Home Read Classic Album Review: R.E.M. | Around the Sun

Classic Album Review: R.E.M. | Around the Sun

The indie-rock icons offer the most intimate, subdued and sad album of their career.

This came out in 2004 – or at least that’s when I got it. Here’s what I said about it back then (with some minor editing):

 


It’s the end of the world as they know it, and R.E.M. feel … well, whatever it is, it ain’t fine. Betrayed, maybe. Confused, certainly. Wounded, definitely. Even a little angry. But mostly, on their latest disc Around the Sun, they feel contemplative.

“It’s quiet now,” are Michael Stipe’s first words on this 55-minute set, and he’s telling the truth. This 13th studio album from these Georgia icons is arguably the most intimate and subdued work of their career. It’s certainly the saddest. There are no shiny happy people holding hands and laughing their way through these tracks; instead, there are life’s walking wounded, looking for a shoulder to lean on as they search for stability and truth in an uncertain, ever-changing world. “It’s a long, long road,” laments Stipe. “And I don’t know which way to go.”

Around the Sun’s music reflects that uncertainty, drifting along through a woozy, almost dreamlike netherworld of gently strummed guitars, lightly shimmering melodies, understated keyboards and almost subliminal electronic textures (it’s easy to see why they’re playing theatres on this tour; these songs would get lost in the vast spaces of an arena). Atop these cloudlike constructs and slowly shifting sands rests Stipe, penning lost-love letters while trying to write his way out of quiet desperation and toward a brighter future.

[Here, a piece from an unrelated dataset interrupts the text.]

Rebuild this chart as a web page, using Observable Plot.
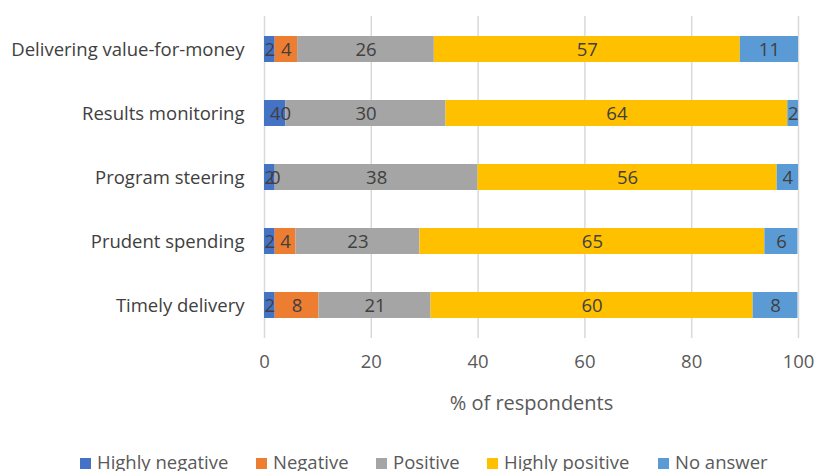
<!DOCTYPE html>
<html><head><meta charset="utf-8">
<script src="https://cdn.jsdelivr.net/npm/d3@7"></script>
<script src="https://cdn.jsdelivr.net/npm/@observablehq/plot@0.6"></script>
<style>
body{margin:0;background:#fff;font-family:"Open Sans", sans-serif;}
#legend{position:relative;width:816px;height:31px;overflow:hidden;}
.item{position:absolute;top:11px;height:22px;line-height:22px;font-size:18.5px;color:#595959;white-space:nowrap;}
.sw{display:inline-block;width:11px;height:11px;margin-right:6px;vertical-align:0px;}
</style></head><body><div id="chart"></div><div id="legend"></div>
<script>
const categories = ["Delivering value-for-money","Results monitoring","Program steering","Prudent spending","Timely delivery"];
const seriesNames = ["Highly negative","Negative","Positive","Highly positive","No answer"];
const colors = ["#4472C4","#ED7D31","#A5A5A5","#FFC000","#5B9BD5"];
const highlyNegative = [2, 4, 2, 2, 2];
const negative = [4.2, 0, 0, 3.9, 8.2];
const positive = [25.6, 30, 38, 23.2, 21];
const highlyPositive = [57.3, 64, 56, 64.6, 60.3];
const noAnswer = [10.9, 2, 4, 6.2, 8.4];
const xTicks = [0, 20, 40, 60, 80, 100];
const xLabel = "% of respondents";

const seriesValues = [highlyNegative, negative, positive, highlyPositive, noAnswer];
const data = [];
seriesValues.forEach((arr, s) => arr.forEach((v, i) => data.push({category: categories[i], series: seriesNames[s], value: v})));

const plot = Plot.plot({
  width: 816, height: 440,
  marginLeft: 264, marginRight: 18, marginTop: 16, marginBottom: 102,
  style: {fontFamily: "'Open Sans', sans-serif", fontSize: "18px", color: "#595959", background: "#fff", overflow: "visible"},
  x: {domain: [0, 100], label: null},
  y: {domain: categories, paddingInner: 0.6, paddingOuter: 0.3, label: null},
  color: {domain: seriesNames, range: colors},
  marks: [
    Plot.gridX(xTicks, {stroke: "#d9d9d9", strokeOpacity: 1, strokeWidth: 1.5}),
    Plot.barX(data, {x: "value", y: "category", fill: "series", z: "series"}),
    Plot.text(data, Plot.stackX({x: "value", y: "category", z: "series", text: d => String(Math.round(d.value)), fill: "#404040", fontSize: 18.5, dy: 1})),
    Plot.axisX({ticks: xTicks, tickSize: 0, tickPadding: 16, fontSize: 18.5, fill: "#595959", label: null}),
    Plot.axisY({tickSize: 0, tickPadding: 20, fontSize: 18.5, fill: "#404040", label: null, dy: 1}),
    Plot.text([xLabel], {frameAnchor: "bottom", dy: 71, fontSize: 20, fill: "#595959"})
  ]
});
document.getElementById("chart").append(plot);

const legendX = [80, 256, 376, 487, 658];
const legend = document.getElementById("legend");
seriesNames.forEach((name, i) => {
  const it = document.createElement("div");
  it.className = "item";
  it.style.left = legendX[i] + "px";
  it.innerHTML = `<span class="sw" style="background:${colors[i]}"></span>${name}`;
  legend.append(it);
});
</script>
</body></html>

Even though the band have called Around The Sun a political album, little here is as overt and highly charged as, say, American Idiot. Ever the enigmatic and elliptical lyricist, Stipe seems to choose and use his words as much for their psychological impact and their ability to trigger emotions as for their narrative value. Leaving New York, for instance, is tinged with post-9/11 sadness, even though it’s ostensibly a tale of romantic breakup. Likewise, Final Straw is penned from a first-person perspective, though it’s tough to miss the undercurrent of couplets such as, “Now I don’t believe and I never did / That two wrongs make a right / If the world were filled with the likes of you / Then I’m putting up a fight.” And no one could misinterpret the isolationist angst at the heart of I Wanted To Be Wrong: “We can’t approach the Allies ’cause they seem a little peeved / And speak a language we don’t understand.” Our only hope, concludes Stipe on the closing title cut, is hope itself. “Hold on world, ’cause you don’t know what’s coming … Take another trip around the sun.”

Translation: It could be the end of the world as we know it — but that also means a new beginning is on the way.